Giskard, as usual, is right on. The thing that was confusing to me was that you called the driver a D123A. The 123A series was used in the L88, L100, etc. The 123A had the same frame as a D123, but is strictly a LF unit, whereas the D123 (with bright aluminum dust cover) is usable up to above 2500 Hz with a LE20 or 075 (2402H) tweeter. I'm not sure it is adequate up to the 6500 Hz range for use with a 2405H in a two way, but I bet it is with a 2404H "baby cheeks" at 3000 Hz.

So, which is it? 123A or D123? Free air resonant frequency of the 123A is 25 Hz, compared to 45 Hz for the D123. The 123A would make for a better low end.

John

Mr. Widget
06-03-2003, 10:45 AM
Originally posted by dig_dabeat
I recently bought a D123A pair. I was expecting them to be the same as the 123, but discoverd that they were purely a bass driver. Nonethles, when I plugged them in, they sounded great. I am wondering if I can run them "full range" and just add a tweeter.
I have trued them in parrallel with somehigh frequency units, and the results are promising..
steve

The D123 was the woofer that JBL modified to create the 123A for the L100, 4310 etc., etc. It does not have the added aquaplas and therefore has a lighter cone that will be rather bass shy. As I recall it does produce fairly high frequencies that will allow you to create a two way, however it is very beamy and not real clean sounding in the upper midrange. For an inexpensive two way I agree with Giskard. Take a look in the library at the 60's era catalogs and see how JBL used the D123.

Have fun!

http://www.lansingheritage.org/html/jbl/catalogs/jbl-catl.htm

Robh3606
06-03-2003, 07:05 PM
To end all confusion is the cone white on the face?? Or dark??

Boputnam You have the watch those lists. The 4311 predates the ferrite conversion so the original driver was a 2213A not the H Take a look at the 4311 brochure in the library.

Rob:)

boputnam
06-03-2003, 08:26 PM
Ha! And, a great question!

At least in being wrong, I got the 2213 bit right :D

And I did, when getting home to my files, get my brain sorted out and noted the error. Doh!

Lesson #4311: when at work, keep the mind at work and await the more learned answers of those not distanced from their lists, or who just basically KNOW MORE than I do!

It's just SO DANG HARD when the day is wearing on to not at least take a little peak into The Forum.

Addiction takes on many forms (as do mid life crises!!!)...

Robh3606
06-03-2003, 08:40 PM
"It's just SO DANG HARD when the day is wearing on to not at least take a little peak into The Forum."

Yeah it sure is!!

Rob:)

GordonW
06-09-2003, 09:18 PM
Hey, this may be a "doh, everybody knows this already but me" thing...

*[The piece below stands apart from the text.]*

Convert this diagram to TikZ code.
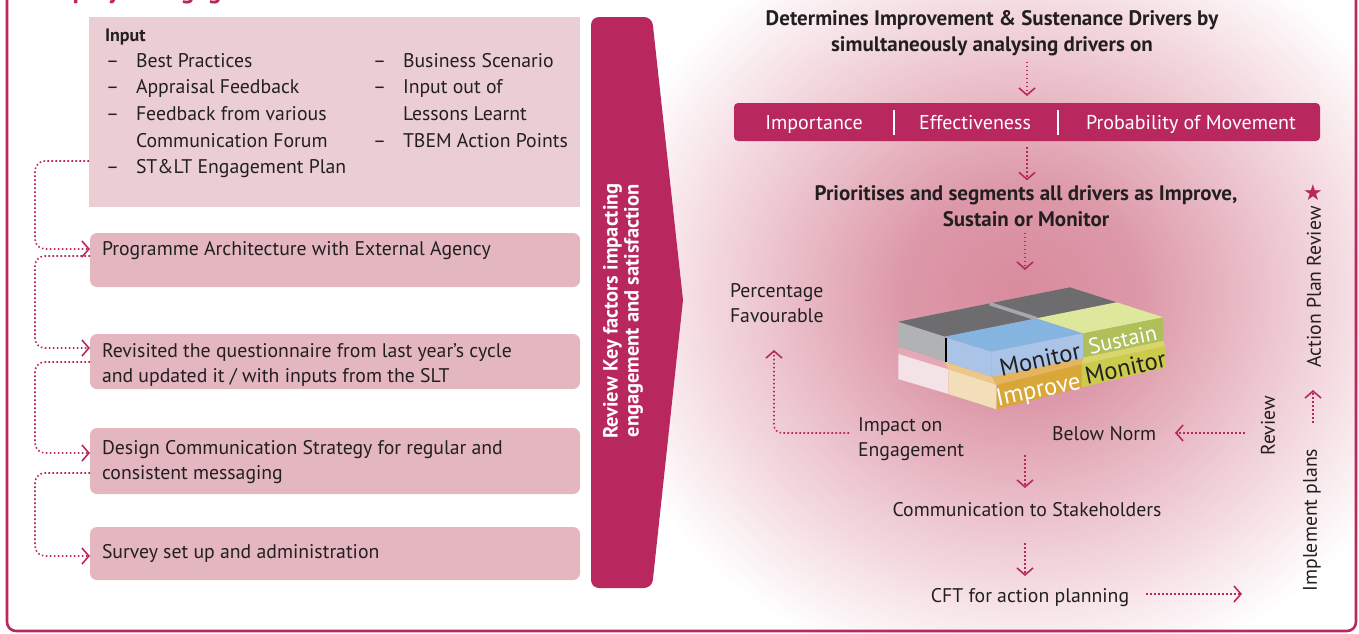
\documentclass[tikz,border=0pt]{standalone}
\usepackage{fontspec}
\setmainfont{PT Sans}
\newfontfamily\symbolfont{DejaVu Sans}
\usetikzlibrary{arrows.meta}

\definecolor{brand}{HTML}{B8285F}
\definecolor{inputfill}{HTML}{EBCED3}
\definecolor{stepfill}{HTML}{E3B6C0}
\definecolor{ink}{HTML}{231F20}
\definecolor{glowcore}{RGB}{216,139,157}
\definecolor{glowmid}{RGB}{231,180,192}

% radial glow: the path's edge sits at 25bp
\pgfdeclareradialshading{glow}{\pgfpoint{0bp}{0bp}}{%
  color(0bp)=(glowcore); color(7bp)=(glowcore!88!white);
  color(15bp)=(glowmid!75!white); color(25bp)=(white); color(50bp)=(white)}

\begin{document}
\begin{tikzpicture}[x=1pt,y=-1pt,
  every node/.style={inner sep=0pt,outer sep=0pt,text=ink},
  body/.style={font=\fontsize{19.75}{25}\selectfont},
  head/.style={font=\fontsize{21}{26}\selectfont\bfseries,align=center},
  bartext/.style={font=\fontsize{20}{22}\selectfont,text=white,anchor=base},
  stepbox/.style={fill=stepfill,rounded corners=7pt,minimum width=490pt,anchor=north west},
  dotline/.style={draw=brand,line width=1.6pt,dash pattern=on 1.6pt off 2.4pt},
  flow/.style={dotline,-{Straight Barb[length=7pt,width=16pt]}},
  facetext/.style={font=\fontsize{24.5}{25}\selectfont,rotate=12},
]
\useasboundingbox (0,0) rectangle (1359,633);
\clip (0,0) rectangle (1359,633);

% soft pink glow behind the analysis flow
\shade[shading=glow] (1020,295) ellipse (430pt and 390pt);

% outer frame and heading
\draw[brand,line width=2.6pt,rounded corners=9pt] (7,-40) rectangle (1356,631);
\node[anchor=base west,font=\fontsize{26}{30}\selectfont\bfseries,text=brand] (title) at (38,-2) {Employee Engagement};

% ---------------- input panel ----------------
\node[fill=inputfill,anchor=north west,minimum width=491pt,minimum height=190pt] (inp) at (89,17) {};
\node[anchor=base west,font=\fontsize{18}{22}\selectfont\bfseries] (inhead) at (105,41) {Input};
\foreach \yy/\tt in {67/Best Practices,93/Appraisal Feedback,120/Feedback from various,147/Communication Forum,173/ST\&LT Engagement Plan}
  {\node[body,anchor=base west] at (136,\yy) {\tt};}
\foreach \yy in {67,93,120,173}
  {\node[body,anchor=base west] at (106,\yy) {--};}
\foreach \yy/\tt in {67/Business Scenario,93/Input out of,120/Lessons Learnt,147/TBEM Action Points}
  {\node[body,anchor=base west] at (403,\yy) {\tt};}
\foreach \yy in {67,93,147}
  {\node[body,anchor=base west] at (373,\yy) {--};}

% ---------------- process steps ----------------
\node[stepbox,minimum height=54pt] (s1) at (90,233) {};
\node[stepbox,minimum height=55pt] (s2) at (90,334) {};
\node[stepbox,minimum height=66pt] (s3) at (90,428) {};
\node[stepbox,minimum height=53pt] (s4) at (90,527) {};
\node[body,anchor=base west] at (102,255) {Programme Architecture with External Agency};
\node[body,anchor=base west] at (102,357) {Revisited the questionnaire from last year’s cycle};
\node[body,anchor=base west] at (102,382) {and updated it / with inputs from the SLT};
\node[body,anchor=base west] at (102,454) {Design Communication Strategy for regular and};
\node[body,anchor=base west] at (102,479) {consistent messaging};
\node[body,anchor=base west] at (102,558) {Survey set up and administration};

\draw[flow,rounded corners=10pt] (inp.west |- 0,161) -- (35,161) -- (35,249) -- (s1.west |- 0,249);
\draw[flow,rounded corners=10pt] (s1.west |- 0,256) -- (35,256) -- (35,348) -- (s2.west |- 0,348);
\draw[flow,rounded corners=10pt] (s2.west |- 0,362) -- (35,362) -- (35,453) -- (s3.west |- 0,453);
\draw[flow,rounded corners=10pt] (s3.west |- 0,473) -- (35,473) -- (35,556) -- (s4.west |- 0,556);

% ---------------- review band ----------------
\fill[brand] (591,300) [rounded corners=8pt] -- (591,17) -- (652,17) [sharp corners] -- (683,300)
  [rounded corners=8pt] -- (652,588) -- (591,588) [sharp corners] -- cycle;
\node[rotate=90,font=\fontsize{20.5}{21}\selectfont\bfseries,text=white,align=center] (band) at (623,311)
  {Review Key factors impacting\\engagement and satisfaction};

% ---------------- driver analysis ----------------
\node[head] (drivers) at (992,33) {Determines Improvement \& Sustenance Drivers by\\simultaneously analysing drivers on};
\node[fill=brand,rounded corners=4pt,minimum width=586pt,minimum height=38pt] (bar) at (1027,122) {};
\node[bartext] (imp) at (814,129) {Importance};
\node[bartext] (eff) at (975,129) {Effectiveness};
\node[bartext] (prob) at (1191,129) {Probability of Movement};
\draw[white,line width=1.5pt] (894,110) -- (894,135);
\draw[white,line width=1.5pt] (1058,110) -- (1058,135);
\node[head] (prio) at (1026,206) {Prioritises and segments all drivers as Improve,\\Sustain or Monitor};
\coordinate (blocktop) at (1025,280);

\draw[flow,shorten <=6pt,shorten >=7pt] (drivers.south -| bar.north) -- (bar.north);
\draw[flow,shorten <=6pt,shorten >=5pt] (bar.south) -- (prio.north -| bar.south);
\draw[flow,shorten <=6pt,shorten >=10pt] (prio.south -| blocktop) -- (blocktop);

% ---------------- segmentation block ----------------
\begin{scope}[shift={(880,270)},scale=1/3]
  % lower tier
  \fill[fill={rgb,255:red,230;green,168;blue,181}] (55,230) -- (195,275) -- (205,298) -- (55,252) -- cycle;
  \fill[fill={rgb,255:red,244;green,227;blue,230}] (55,252) -- (205,298) -- (205,372) -- (55,327) -- cycle;
  \fill[fill={rgb,255:red,235;green,200;blue,136}] (195,275) -- (335,320) -- (350,345) -- (205,298) -- cycle;
  \fill[fill={rgb,255:red,243;green,222;blue,186}] (205,298) -- (350,345) -- (350,418) -- (205,372) -- cycle;
  \fill[fill={rgb,255:red,228;green,181;blue,94}] (335,318) -- (610,263) -- (605,283) -- (350,345) -- cycle;
  \fill[fill={rgb,255:red,217;green,166;blue,56}] (350,345) -- (605,283) -- (605,352) -- (350,418) -- cycle;
  \fill[fill={rgb,255:red,216;green,214;blue,107}] (610,262) -- (850,212) -- (855,228) -- (605,283) -- cycle;
  \fill[fill={rgb,255:red,203;green,204;blue,76}] (605,283) -- (855,228) -- (855,293) -- (605,352) -- cycle;
  % upper tier
  \fill[fill={rgb,255:red,177;green,178;blue,180}] (55,155) -- (195,200) -- (198,276) -- (55,230) -- cycle;
  \fill[fill={rgb,255:red,109;green,109;blue,111}] (55,155) -- (330,100) -- (470,145) -- (195,200) -- cycle;
  \fill[fill={rgb,255:red,109;green,109;blue,111}] (330,100) -- (570,52) -- (710,97) -- (470,145) -- cycle;
  \fill[fill={rgb,255:red,167;green,168;blue,170}] (330,96) -- (472,141) -- (470,152) -- (328,106) -- cycle;
  \fill[fill={rgb,255:red,169;green,196;blue,230}] (198,203) -- (335,245) -- (335,320) -- (200,276) -- cycle;
  \fill[fill={rgb,255:red,134;green,180;blue,225}] (195,200) -- (470,145) -- (610,190) -- (335,245) -- cycle;
  \fill[fill={rgb,255:red,169;green,196;blue,230}] (335,245) -- (610,190) -- (610,264) -- (335,320) -- cycle;
  \fill[fill={rgb,255:red,221;green,232;blue,156}] (470,145) -- (710,97) -- (850,142) -- (610,190) -- cycle;
  \fill[fill={rgb,255:red,175;green,192;blue,90}] (610,190) -- (850,142) -- (850,212) -- (610,262) -- cycle;
  \draw[black,line width=1.2pt] (198,203) -- (198,277);
  % segment labels
  \node[facetext] (segmon) at (480,268) {Monitor};
  \node[facetext,text=white,font=\fontsize{22}{22}\selectfont] (segsus) at (728,208) {Sustain};
  \node[facetext,text=white] (segimp) at (476,364) {Improve};
  \node[facetext] (segmon2) at (736,292) {Monitor};
\end{scope}

% ---------------- outcomes ----------------
\node[body,anchor=base west] (pct) at (730,297) {Percentage};
\node[body,anchor=base west] (fav) at (730,322) {Favourable};
\node[body,anchor=base west] (impact) at (858,431) {Impact on};
\node[body,anchor=base west] (engage) at (858,456) {Engagement};
\node[body,anchor=base west] (below) at (1052,440) {Below Norm};
\node[body,anchor=base] (comm) at (1027,516) {Communication to Stakeholders};
\node[body,anchor=base] (cft) at (1030,602) {CFT for action planning};
\node[body,rotate=90] (review) at (1268,426) {Review};
\node[body,rotate=90] (implement) at (1312,520) {Implement plans};
\node[body,rotate=90] (apr) at (1314,287) {Action Plan Review};
\node[font=\symbolfont\fontsize{22}{22}\selectfont,text=brand] (star) at (1313,193) {★};

\coordinate (pctturn) at (774,433);
\draw[flow,rounded corners=8pt] (impact.west |- pctturn) ++(-9,0) -- (pctturn) -- (774,350);
\draw[flow] (1245,433) -- (1175,433);
\draw[flow] (1025,455) -- (1025,488);
\draw[flow] (1025,543) -- (1025,576);
\draw[flow] (1146,594) -- (1242,594);
\draw[flow] (1313,423) -- (1313,390);
\end{tikzpicture}
\end{document}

... but does the 'D' in "D123", "D130", etc, stand for "Duralumin", as in the dustcap composition (ie aluminum)?

Regards,
Gordon.

Steve Schell
06-09-2003, 11:53 PM
Hi Gordon,

A perfectly good question. Duralumin is a good guess, as that is what the shiny dust domes are made from. My guess, though, is that the D just stands for "driver". In Jim Lansing's 1948 catalog, he used the D designation for every driver, including the D175 compression driver and the D130A woofer that used a paper dustcap.

Mr. Widget
06-10-2003, 12:08 AM
[i]My guess, though, is that the D just stands for "driver". In Jim Lansing's 1948 catalog, he used the D designation for every driver, including the D175 compression driver and the D130A woofer that used a paper dustcap. [/B]

Ok, but what about the 150-4C and the 375... well they did come along later, but then so did the D123 and the D208...

I'll put my money on D for driver and the the Lansing lack of consistency. Ask Bo about JBL's polarity conventions.:D :D

4313B
06-10-2003, 06:37 AM
"Ask Bo about JBL's polarity conventions."

The only errant driver I know of is the 123A-1 and that driver can be either. One thing is for sure, it's probably a good idea to run the battery test on any 123A's one comes across and intends to use.

Steve Schell
06-10-2003, 10:53 AM
Mr. Widget, you are correct that the 375 and 150-4C came along later, and the use of the "D" was inconsistent from then on. The D208, however, was an original Jim Lansing design and was being produced by 1948 or so. Hal Cox has told me that Jim Lansing designed the D208 to compete with the Altec 400 Dia-cone eight inch driver. Hal says that there was a lot of "buzz" at the AES meetings about the 400 being a very good driver for its size.

Jim Lansing may have had a hand in designing and tooling up to produce the 400 before he left Altec. The 400, 600 and 603 Dia-cone models all appeared about the same time, late 1945 or early 1946- about the time Lansing left Altec. The very idea of using an aluminum dustcap to extend highs may have been Lansing's. The term "Dia-cone" refers to the combination of a diaphragm and cone being used together in one unit.

I have an early Dia-cone in my collection; 603 serial #15. It has a red, white and blue label. It is still mounted to its original black 15" square baffle board, and the initials "JBL" are written on it in pencil. I have compared them to other examples we have of Jim Lansing's initials, and they appear to be genuine.